Pictures in the data should be dropped; transcribe exactly the lines from the one that has "Rebuild this chart" through the one that has "family=fuente, color='black', zorder=4)".
━━ Recorded information
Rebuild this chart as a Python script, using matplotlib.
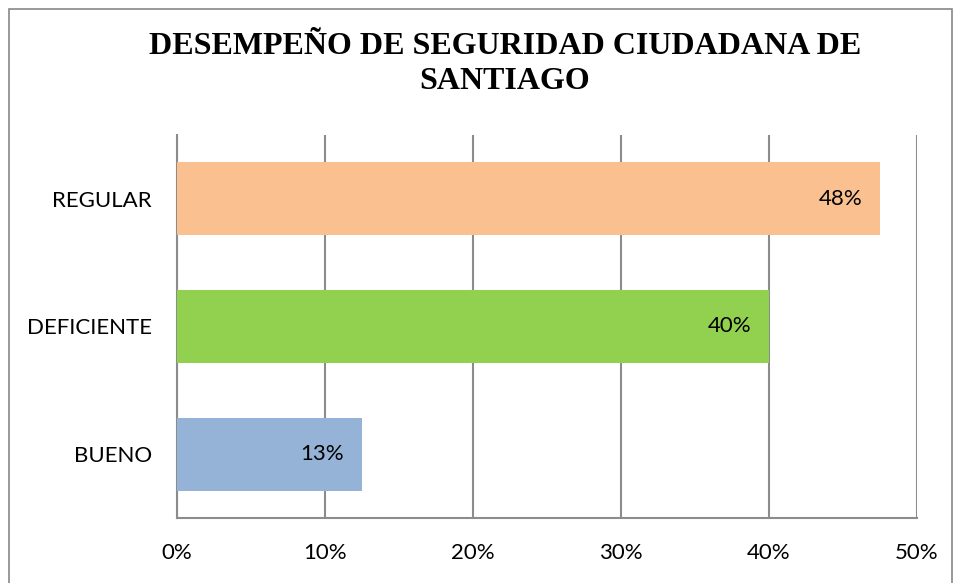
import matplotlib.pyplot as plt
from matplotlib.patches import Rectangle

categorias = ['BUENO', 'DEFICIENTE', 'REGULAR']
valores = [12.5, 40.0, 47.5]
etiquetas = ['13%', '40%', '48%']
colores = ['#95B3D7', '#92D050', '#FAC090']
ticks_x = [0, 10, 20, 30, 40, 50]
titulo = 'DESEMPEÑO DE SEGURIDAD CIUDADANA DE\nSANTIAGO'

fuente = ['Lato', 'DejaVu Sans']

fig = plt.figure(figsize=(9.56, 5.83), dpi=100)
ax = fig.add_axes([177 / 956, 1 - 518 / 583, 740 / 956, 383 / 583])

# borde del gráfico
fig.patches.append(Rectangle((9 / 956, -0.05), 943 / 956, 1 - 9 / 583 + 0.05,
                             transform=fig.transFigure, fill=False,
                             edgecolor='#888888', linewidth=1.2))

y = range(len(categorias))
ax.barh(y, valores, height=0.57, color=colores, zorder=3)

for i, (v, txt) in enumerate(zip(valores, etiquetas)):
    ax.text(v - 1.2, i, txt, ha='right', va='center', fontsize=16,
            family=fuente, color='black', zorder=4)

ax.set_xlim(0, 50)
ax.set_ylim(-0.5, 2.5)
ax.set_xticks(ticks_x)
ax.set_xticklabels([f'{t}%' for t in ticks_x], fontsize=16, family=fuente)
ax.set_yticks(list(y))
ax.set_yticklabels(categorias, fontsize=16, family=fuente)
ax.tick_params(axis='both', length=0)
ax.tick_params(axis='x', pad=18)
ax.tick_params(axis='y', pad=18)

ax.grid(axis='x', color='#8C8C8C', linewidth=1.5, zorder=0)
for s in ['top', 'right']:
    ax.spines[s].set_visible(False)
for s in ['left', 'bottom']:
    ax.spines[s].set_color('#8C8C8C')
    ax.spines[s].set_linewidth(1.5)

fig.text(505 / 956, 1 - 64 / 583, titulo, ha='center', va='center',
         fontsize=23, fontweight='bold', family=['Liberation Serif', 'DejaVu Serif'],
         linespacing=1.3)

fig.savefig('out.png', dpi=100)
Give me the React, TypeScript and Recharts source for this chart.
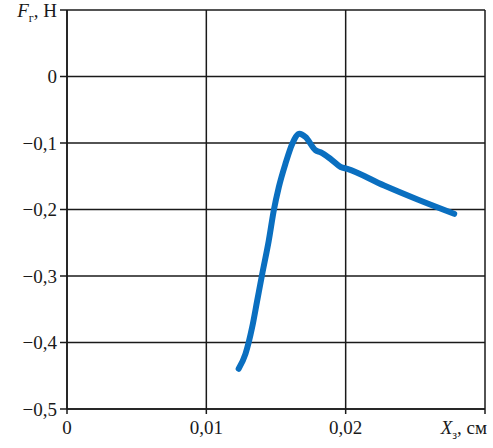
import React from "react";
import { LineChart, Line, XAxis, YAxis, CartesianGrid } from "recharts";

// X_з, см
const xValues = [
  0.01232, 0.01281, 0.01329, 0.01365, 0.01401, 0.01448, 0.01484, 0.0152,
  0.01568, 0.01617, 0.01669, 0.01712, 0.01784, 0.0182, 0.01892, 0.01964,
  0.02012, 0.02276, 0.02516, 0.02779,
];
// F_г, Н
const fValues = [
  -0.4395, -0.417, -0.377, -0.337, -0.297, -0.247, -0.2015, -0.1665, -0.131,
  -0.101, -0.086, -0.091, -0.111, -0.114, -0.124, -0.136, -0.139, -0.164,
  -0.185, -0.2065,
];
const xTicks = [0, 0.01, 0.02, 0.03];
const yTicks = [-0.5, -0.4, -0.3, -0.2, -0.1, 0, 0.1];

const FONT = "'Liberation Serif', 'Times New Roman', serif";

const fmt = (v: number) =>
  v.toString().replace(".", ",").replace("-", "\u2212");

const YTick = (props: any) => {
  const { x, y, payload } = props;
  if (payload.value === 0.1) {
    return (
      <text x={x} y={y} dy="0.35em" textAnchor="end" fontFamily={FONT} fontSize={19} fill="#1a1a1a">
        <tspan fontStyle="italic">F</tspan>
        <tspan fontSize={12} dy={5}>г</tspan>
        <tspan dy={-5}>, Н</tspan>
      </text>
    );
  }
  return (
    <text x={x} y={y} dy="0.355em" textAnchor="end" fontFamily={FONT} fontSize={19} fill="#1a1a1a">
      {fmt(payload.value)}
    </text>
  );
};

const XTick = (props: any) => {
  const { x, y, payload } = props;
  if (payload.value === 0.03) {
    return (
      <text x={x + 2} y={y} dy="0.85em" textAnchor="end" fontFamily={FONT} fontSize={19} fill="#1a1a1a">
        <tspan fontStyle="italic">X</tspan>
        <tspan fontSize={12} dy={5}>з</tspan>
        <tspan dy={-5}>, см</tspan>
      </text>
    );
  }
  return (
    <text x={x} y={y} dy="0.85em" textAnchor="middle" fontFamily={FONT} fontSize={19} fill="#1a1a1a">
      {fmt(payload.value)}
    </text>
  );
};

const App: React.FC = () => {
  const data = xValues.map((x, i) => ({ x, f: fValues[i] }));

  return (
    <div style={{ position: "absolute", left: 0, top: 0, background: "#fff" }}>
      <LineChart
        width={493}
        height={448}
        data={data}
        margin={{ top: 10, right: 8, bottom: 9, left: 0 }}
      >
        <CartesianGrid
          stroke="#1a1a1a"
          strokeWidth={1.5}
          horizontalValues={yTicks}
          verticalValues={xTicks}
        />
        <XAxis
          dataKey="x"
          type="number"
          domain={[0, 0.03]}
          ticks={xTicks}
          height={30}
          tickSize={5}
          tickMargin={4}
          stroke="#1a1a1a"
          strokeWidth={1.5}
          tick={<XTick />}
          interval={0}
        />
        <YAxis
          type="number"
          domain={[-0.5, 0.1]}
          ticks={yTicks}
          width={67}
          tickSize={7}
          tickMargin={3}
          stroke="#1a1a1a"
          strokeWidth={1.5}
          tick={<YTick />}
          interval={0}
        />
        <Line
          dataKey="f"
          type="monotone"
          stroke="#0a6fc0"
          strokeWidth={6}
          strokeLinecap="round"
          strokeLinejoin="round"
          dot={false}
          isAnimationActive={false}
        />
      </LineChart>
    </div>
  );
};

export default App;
━━━━
━━ Recorded information
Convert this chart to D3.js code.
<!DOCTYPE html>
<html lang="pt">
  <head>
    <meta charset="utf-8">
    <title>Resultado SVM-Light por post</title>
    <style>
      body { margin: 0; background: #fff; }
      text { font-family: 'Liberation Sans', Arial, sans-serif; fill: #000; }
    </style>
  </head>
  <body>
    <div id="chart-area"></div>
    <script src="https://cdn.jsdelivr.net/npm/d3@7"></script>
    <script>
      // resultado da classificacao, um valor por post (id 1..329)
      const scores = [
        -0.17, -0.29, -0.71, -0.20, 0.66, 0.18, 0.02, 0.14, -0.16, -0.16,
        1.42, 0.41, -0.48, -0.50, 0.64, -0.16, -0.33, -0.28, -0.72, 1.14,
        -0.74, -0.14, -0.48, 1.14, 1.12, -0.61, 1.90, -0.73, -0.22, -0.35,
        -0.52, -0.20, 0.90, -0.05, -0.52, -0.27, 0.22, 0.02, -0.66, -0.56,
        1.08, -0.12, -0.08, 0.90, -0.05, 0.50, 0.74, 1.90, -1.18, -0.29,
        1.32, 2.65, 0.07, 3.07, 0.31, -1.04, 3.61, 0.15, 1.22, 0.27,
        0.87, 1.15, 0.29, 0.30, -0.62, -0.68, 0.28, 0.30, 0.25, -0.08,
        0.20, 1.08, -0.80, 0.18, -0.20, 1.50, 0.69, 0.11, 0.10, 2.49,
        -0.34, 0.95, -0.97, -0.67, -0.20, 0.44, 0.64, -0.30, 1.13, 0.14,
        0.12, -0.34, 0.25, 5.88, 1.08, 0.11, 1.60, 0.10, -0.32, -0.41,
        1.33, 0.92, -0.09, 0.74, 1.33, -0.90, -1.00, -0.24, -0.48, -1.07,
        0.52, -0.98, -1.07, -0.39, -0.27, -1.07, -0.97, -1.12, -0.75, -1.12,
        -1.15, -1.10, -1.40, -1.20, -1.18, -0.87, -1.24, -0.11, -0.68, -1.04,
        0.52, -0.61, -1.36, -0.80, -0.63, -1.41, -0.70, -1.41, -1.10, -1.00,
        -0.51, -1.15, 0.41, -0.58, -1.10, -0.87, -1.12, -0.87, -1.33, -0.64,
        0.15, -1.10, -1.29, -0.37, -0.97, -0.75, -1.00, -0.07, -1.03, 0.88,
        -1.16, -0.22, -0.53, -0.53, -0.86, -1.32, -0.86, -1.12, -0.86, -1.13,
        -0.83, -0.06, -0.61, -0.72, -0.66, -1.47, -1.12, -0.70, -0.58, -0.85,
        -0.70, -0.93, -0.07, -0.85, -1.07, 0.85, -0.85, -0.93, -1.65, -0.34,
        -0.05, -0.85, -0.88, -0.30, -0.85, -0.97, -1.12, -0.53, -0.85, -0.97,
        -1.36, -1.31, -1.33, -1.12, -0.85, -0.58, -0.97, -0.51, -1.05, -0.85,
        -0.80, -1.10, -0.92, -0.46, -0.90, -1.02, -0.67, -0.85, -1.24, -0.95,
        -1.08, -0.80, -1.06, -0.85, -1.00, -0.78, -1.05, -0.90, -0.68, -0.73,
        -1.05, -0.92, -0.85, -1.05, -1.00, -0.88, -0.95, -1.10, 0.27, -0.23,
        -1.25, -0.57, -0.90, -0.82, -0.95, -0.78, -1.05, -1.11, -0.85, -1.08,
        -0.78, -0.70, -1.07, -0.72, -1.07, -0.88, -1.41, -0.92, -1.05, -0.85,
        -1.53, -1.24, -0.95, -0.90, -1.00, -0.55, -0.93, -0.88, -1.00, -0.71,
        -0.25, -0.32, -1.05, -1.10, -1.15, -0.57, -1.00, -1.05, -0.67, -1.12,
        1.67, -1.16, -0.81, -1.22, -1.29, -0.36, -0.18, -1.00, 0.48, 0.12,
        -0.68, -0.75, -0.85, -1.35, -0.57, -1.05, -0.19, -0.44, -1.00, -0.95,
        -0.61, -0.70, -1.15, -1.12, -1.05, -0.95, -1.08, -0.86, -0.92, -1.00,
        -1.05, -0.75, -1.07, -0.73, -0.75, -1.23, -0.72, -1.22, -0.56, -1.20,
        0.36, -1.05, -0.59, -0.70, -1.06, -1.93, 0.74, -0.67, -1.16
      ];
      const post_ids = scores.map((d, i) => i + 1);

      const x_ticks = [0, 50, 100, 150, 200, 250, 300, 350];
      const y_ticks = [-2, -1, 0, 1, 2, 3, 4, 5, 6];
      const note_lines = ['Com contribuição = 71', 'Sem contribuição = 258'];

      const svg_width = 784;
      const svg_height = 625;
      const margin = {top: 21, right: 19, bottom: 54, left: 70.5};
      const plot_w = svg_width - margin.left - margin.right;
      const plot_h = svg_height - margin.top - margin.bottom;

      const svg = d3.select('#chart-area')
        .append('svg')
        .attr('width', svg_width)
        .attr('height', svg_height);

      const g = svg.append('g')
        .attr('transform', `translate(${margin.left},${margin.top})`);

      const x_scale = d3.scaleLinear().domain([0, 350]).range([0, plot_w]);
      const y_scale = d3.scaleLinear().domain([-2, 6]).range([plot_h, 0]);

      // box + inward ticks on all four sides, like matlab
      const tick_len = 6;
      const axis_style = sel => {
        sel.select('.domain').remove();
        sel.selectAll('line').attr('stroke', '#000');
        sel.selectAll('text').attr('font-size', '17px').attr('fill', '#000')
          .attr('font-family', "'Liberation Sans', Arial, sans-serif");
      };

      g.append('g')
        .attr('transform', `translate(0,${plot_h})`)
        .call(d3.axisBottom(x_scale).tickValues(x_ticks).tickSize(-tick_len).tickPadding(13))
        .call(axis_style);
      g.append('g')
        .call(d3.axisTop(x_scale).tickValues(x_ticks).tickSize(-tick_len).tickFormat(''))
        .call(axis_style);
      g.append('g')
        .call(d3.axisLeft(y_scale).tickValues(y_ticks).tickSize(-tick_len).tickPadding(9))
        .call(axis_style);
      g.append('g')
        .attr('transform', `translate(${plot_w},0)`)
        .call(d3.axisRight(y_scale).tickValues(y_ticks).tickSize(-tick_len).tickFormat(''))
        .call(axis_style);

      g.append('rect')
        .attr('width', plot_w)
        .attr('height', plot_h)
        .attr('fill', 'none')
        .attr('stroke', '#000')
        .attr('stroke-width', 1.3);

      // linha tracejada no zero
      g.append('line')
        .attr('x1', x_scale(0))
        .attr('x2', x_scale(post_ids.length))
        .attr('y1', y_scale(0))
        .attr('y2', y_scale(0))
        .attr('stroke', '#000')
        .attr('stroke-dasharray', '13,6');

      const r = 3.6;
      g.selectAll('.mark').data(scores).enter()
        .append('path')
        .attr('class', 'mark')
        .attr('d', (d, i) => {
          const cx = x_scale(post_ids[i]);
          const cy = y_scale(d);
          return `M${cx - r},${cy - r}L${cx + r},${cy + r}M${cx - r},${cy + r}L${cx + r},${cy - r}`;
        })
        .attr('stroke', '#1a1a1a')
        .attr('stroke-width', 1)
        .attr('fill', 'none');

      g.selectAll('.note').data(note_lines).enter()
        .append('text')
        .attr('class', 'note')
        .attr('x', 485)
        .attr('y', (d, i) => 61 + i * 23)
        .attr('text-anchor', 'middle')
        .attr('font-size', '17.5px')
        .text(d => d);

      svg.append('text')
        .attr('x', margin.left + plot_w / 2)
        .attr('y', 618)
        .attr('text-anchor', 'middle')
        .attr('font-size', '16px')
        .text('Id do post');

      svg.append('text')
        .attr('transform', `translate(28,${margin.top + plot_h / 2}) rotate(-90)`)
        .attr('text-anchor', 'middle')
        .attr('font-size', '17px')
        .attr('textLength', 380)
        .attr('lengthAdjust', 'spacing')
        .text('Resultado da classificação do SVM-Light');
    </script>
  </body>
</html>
━━━━
### Solution
Rebuild this chart as a Python script, using matplotlib.
import matplotlib.pyplot as plt
from matplotlib.patches import Rectangle

categorias = ['BUENO', 'DEFICIENTE', 'REGULAR']
valores = [12.5, 40.0, 47.5]
etiquetas = ['13%', '40%', '48%']
colores = ['#95B3D7', '#92D050', '#FAC090']
ticks_x = [0, 10, 20, 30, 40, 50]
titulo = 'DESEMPEÑO DE SEGURIDAD CIUDADANA DE\nSANTIAGO'

fuente = ['Lato', 'DejaVu Sans']

fig = plt.figure(figsize=(9.56, 5.83), dpi=100)
ax = fig.add_axes([177 / 956, 1 - 518 / 583, 740 / 956, 383 / 583])

# borde del gráfico
fig.patches.append(Rectangle((9 / 956, -0.05), 943 / 956, 1 - 9 / 583 + 0.05,
                             transform=fig.transFigure, fill=False,
                             edgecolor='#888888', linewidth=1.2))

y = range(len(categorias))
ax.barh(y, valores, height=0.57, color=colores, zorder=3)

for i, (v, txt) in enumerate(zip(valores, etiquetas)):
    ax.text(v - 1.2, i, txt, ha='right', va='center', fontsize=16,
            family=fuente, color='black', zorder=4)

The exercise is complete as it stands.